:: Objective ::
Looking through the listing, how many of its lines hold the word "this"? Answer with only the number.

:: A block of data ::
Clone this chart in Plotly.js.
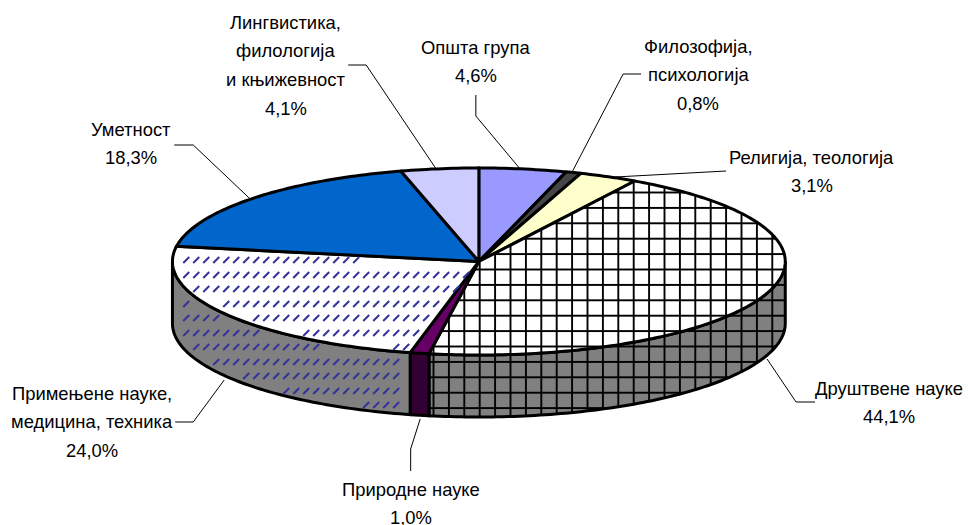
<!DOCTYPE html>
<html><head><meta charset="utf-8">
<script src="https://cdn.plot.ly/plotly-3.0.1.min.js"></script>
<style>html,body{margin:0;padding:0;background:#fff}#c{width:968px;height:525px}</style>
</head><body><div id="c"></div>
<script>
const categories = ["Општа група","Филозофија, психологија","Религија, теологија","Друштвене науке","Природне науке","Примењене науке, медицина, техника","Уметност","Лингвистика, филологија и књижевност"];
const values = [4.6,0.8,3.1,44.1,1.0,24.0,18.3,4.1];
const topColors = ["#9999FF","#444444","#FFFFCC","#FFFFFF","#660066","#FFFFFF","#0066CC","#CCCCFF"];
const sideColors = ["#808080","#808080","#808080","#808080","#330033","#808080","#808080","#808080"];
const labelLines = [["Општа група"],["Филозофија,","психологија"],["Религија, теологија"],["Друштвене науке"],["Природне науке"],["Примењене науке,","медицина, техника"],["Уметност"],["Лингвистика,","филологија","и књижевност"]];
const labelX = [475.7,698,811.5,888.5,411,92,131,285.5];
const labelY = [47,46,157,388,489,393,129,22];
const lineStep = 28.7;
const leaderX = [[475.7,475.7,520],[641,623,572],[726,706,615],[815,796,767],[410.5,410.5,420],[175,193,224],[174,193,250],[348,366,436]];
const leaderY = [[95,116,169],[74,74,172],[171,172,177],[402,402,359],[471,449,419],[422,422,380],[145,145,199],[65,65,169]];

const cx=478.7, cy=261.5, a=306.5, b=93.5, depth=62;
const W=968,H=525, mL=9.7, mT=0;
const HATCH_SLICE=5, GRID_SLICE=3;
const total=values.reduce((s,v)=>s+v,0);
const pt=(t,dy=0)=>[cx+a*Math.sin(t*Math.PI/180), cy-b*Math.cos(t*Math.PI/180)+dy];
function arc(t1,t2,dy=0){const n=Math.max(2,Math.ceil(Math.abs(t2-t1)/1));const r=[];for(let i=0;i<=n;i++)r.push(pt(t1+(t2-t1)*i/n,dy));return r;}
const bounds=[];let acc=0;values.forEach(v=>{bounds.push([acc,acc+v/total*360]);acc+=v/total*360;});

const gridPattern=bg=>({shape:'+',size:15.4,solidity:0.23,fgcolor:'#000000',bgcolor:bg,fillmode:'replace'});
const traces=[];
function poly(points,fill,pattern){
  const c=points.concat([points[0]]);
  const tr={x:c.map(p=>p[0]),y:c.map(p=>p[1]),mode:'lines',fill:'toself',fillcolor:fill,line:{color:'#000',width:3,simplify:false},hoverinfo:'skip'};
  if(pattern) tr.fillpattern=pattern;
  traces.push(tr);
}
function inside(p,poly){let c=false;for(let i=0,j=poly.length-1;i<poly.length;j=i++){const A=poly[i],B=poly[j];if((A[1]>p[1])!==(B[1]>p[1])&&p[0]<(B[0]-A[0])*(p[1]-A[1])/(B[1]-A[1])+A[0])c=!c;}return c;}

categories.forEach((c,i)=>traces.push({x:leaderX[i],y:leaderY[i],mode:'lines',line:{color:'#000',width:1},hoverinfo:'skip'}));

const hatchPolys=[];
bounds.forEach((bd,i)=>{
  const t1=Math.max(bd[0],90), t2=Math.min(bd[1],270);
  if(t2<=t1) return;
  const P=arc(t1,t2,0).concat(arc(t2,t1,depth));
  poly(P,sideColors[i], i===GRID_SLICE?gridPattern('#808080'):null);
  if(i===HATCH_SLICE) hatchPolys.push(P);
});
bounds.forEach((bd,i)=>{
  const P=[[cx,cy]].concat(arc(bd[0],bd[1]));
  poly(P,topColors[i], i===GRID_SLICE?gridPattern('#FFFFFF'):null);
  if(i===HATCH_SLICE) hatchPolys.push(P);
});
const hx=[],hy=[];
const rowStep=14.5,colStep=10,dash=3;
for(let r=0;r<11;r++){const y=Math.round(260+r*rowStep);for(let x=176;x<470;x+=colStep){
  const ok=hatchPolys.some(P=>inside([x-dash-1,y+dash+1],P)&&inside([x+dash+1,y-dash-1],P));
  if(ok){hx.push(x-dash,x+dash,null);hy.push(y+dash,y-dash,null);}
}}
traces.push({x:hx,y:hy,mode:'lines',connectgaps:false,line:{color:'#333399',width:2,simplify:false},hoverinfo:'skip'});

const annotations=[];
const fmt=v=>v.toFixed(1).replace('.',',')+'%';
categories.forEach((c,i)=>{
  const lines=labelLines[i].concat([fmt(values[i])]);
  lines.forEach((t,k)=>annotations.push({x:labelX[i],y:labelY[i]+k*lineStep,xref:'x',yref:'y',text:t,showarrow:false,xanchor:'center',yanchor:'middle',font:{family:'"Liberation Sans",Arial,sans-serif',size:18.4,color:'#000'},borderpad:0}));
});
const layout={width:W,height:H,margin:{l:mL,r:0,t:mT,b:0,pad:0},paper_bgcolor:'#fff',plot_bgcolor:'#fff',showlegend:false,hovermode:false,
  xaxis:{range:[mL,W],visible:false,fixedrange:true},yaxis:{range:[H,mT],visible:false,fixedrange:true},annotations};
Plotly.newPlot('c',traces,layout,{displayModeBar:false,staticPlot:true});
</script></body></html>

==

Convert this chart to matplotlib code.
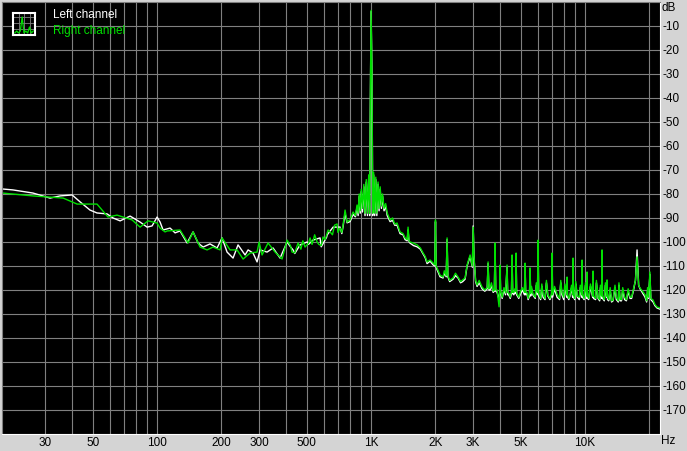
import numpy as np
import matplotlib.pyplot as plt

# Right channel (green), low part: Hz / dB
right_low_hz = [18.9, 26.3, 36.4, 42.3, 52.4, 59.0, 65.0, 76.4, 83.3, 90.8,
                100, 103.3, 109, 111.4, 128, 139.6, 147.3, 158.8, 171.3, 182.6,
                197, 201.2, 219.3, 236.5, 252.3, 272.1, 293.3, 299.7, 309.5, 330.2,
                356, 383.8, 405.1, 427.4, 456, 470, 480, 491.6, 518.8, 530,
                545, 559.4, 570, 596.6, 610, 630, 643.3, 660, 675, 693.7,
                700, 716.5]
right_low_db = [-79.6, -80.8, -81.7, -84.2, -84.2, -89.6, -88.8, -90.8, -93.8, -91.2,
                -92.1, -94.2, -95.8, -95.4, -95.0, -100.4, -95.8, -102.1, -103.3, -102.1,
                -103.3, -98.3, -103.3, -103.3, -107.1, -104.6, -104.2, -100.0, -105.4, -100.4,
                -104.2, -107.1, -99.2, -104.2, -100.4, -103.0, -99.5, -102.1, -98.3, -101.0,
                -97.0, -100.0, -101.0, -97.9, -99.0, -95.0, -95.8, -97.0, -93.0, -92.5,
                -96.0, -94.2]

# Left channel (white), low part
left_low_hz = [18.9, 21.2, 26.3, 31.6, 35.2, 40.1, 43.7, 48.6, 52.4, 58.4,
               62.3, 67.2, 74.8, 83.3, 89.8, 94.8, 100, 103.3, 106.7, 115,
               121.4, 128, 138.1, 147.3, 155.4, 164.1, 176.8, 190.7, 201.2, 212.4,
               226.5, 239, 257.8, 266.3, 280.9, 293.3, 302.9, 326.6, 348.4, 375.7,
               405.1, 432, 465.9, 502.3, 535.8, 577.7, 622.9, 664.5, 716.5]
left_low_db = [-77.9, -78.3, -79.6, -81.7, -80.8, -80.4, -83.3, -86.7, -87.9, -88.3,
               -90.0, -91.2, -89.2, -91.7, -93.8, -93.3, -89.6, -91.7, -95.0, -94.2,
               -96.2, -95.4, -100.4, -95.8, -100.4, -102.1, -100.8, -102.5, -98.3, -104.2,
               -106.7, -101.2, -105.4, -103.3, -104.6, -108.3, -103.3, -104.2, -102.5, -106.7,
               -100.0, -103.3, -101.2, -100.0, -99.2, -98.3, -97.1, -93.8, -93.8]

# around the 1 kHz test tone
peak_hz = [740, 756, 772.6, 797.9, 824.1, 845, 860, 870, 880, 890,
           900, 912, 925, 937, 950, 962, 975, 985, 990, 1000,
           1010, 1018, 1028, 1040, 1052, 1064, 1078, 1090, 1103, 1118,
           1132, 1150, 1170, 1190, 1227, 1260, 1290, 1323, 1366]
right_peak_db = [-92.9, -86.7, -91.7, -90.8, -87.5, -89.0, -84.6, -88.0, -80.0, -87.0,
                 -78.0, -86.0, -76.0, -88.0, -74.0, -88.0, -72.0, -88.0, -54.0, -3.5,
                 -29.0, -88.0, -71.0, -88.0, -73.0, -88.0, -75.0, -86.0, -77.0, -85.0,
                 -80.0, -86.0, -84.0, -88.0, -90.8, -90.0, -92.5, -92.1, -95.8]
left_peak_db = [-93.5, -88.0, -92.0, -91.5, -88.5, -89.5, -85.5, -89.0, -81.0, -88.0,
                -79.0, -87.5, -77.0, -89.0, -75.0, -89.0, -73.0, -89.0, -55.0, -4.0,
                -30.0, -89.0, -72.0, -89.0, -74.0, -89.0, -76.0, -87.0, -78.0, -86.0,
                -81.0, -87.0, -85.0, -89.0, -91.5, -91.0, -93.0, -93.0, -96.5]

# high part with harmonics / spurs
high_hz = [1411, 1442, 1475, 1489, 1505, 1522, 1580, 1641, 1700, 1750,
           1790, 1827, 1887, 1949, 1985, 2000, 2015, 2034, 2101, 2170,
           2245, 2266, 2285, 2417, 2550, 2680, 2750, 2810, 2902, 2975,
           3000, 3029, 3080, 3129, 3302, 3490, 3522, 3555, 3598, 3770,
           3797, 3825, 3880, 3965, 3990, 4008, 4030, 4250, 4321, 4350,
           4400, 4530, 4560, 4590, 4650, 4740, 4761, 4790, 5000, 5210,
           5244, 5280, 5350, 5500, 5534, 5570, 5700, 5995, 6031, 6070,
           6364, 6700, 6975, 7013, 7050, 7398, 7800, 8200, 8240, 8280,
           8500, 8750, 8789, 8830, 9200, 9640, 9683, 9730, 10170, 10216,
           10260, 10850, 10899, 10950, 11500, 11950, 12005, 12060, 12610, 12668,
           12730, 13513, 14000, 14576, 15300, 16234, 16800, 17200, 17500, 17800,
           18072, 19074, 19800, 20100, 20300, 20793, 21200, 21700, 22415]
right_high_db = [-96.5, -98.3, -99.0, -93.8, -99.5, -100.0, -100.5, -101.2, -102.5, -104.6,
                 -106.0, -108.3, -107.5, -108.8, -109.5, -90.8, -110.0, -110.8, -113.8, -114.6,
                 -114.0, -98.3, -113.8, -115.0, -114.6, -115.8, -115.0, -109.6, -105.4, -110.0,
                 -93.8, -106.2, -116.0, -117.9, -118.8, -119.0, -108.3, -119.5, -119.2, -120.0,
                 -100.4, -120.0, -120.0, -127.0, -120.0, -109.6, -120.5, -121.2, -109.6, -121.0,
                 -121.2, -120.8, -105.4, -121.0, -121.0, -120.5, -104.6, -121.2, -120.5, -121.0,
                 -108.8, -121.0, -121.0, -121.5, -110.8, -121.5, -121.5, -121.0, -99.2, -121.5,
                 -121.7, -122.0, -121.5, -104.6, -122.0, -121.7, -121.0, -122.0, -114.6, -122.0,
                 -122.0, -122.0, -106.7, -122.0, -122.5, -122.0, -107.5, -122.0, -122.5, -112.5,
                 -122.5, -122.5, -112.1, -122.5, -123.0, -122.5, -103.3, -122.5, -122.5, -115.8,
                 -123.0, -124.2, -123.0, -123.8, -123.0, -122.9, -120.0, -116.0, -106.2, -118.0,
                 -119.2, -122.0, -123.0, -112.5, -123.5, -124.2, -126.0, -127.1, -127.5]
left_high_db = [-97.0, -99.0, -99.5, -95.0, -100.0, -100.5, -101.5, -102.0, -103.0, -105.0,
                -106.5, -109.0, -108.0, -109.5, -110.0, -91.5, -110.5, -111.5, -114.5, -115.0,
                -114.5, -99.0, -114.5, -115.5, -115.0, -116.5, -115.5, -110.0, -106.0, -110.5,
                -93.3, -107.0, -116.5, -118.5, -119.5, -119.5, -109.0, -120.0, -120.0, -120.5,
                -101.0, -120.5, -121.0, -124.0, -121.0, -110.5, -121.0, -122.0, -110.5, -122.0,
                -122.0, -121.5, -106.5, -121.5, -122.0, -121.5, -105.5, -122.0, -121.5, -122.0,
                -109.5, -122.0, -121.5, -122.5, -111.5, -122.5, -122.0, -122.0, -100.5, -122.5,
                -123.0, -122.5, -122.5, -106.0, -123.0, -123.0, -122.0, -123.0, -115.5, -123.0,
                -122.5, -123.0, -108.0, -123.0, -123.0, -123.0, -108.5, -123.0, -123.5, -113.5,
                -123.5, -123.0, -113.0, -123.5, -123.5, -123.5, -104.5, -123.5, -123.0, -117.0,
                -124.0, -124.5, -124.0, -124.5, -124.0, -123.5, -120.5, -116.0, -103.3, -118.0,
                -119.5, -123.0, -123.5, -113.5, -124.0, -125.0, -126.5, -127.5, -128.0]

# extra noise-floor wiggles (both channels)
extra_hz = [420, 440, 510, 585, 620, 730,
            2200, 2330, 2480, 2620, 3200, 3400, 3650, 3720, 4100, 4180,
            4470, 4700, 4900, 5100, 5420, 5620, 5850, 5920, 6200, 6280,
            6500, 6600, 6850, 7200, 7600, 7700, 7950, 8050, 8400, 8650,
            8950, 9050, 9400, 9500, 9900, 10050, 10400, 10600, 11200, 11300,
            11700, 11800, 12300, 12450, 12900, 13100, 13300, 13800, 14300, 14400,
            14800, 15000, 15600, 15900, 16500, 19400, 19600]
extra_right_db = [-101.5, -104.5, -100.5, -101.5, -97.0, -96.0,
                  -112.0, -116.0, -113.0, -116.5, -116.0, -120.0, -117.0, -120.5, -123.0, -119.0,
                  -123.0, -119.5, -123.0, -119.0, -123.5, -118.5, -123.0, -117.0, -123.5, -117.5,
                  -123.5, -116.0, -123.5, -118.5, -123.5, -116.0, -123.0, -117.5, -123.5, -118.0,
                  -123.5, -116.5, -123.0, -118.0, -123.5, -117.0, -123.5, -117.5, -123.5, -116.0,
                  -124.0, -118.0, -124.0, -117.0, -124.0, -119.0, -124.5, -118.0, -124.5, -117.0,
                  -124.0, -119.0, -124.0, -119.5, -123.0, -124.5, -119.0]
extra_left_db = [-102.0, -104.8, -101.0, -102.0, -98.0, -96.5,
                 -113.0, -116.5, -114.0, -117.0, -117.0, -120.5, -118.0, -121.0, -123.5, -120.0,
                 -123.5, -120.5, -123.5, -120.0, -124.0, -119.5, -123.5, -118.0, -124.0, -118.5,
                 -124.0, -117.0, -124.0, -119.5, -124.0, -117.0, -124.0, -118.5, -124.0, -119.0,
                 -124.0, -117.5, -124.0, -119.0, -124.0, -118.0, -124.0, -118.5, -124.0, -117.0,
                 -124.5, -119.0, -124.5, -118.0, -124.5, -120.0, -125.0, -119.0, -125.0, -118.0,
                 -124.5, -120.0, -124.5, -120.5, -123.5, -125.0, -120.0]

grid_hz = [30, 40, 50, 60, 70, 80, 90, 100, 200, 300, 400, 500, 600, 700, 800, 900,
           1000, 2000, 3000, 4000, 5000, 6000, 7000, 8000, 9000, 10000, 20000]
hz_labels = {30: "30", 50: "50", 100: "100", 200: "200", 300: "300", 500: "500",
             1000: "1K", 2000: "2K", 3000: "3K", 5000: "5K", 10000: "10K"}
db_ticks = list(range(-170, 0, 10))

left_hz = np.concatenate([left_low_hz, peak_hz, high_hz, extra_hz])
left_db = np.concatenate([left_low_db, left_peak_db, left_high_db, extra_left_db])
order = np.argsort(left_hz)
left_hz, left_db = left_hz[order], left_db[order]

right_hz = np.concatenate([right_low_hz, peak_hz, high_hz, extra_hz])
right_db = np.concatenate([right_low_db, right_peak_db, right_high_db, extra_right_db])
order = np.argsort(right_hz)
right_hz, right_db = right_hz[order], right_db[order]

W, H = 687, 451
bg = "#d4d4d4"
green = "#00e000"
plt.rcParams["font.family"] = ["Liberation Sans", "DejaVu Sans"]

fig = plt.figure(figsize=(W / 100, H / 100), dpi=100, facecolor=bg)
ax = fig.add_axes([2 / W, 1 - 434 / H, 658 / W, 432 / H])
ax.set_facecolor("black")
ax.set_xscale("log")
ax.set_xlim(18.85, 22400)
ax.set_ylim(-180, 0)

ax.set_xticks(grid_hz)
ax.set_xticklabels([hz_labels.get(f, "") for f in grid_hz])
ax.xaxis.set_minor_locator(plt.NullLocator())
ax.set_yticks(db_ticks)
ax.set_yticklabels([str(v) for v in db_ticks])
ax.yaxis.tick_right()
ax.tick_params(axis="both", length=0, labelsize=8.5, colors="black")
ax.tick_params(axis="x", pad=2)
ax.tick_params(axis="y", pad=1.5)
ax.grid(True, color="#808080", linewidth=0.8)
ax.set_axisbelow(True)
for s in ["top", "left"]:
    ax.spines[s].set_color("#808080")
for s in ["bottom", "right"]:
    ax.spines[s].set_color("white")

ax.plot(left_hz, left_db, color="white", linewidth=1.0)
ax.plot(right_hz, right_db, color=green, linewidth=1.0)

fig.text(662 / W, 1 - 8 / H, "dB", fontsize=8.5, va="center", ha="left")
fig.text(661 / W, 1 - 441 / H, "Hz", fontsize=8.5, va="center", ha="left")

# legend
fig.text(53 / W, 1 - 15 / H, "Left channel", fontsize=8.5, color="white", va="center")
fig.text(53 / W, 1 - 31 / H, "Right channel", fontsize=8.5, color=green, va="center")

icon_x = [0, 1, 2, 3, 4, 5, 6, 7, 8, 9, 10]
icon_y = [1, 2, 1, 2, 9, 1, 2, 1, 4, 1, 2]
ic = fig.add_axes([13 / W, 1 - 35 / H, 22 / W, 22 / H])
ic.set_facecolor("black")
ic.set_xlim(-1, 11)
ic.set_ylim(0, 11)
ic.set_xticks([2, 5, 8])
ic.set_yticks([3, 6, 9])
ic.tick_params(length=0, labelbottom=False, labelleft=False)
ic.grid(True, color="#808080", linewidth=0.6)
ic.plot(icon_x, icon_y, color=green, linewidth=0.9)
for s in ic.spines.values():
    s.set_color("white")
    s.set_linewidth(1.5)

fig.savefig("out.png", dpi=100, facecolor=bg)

:: Completed task ::
2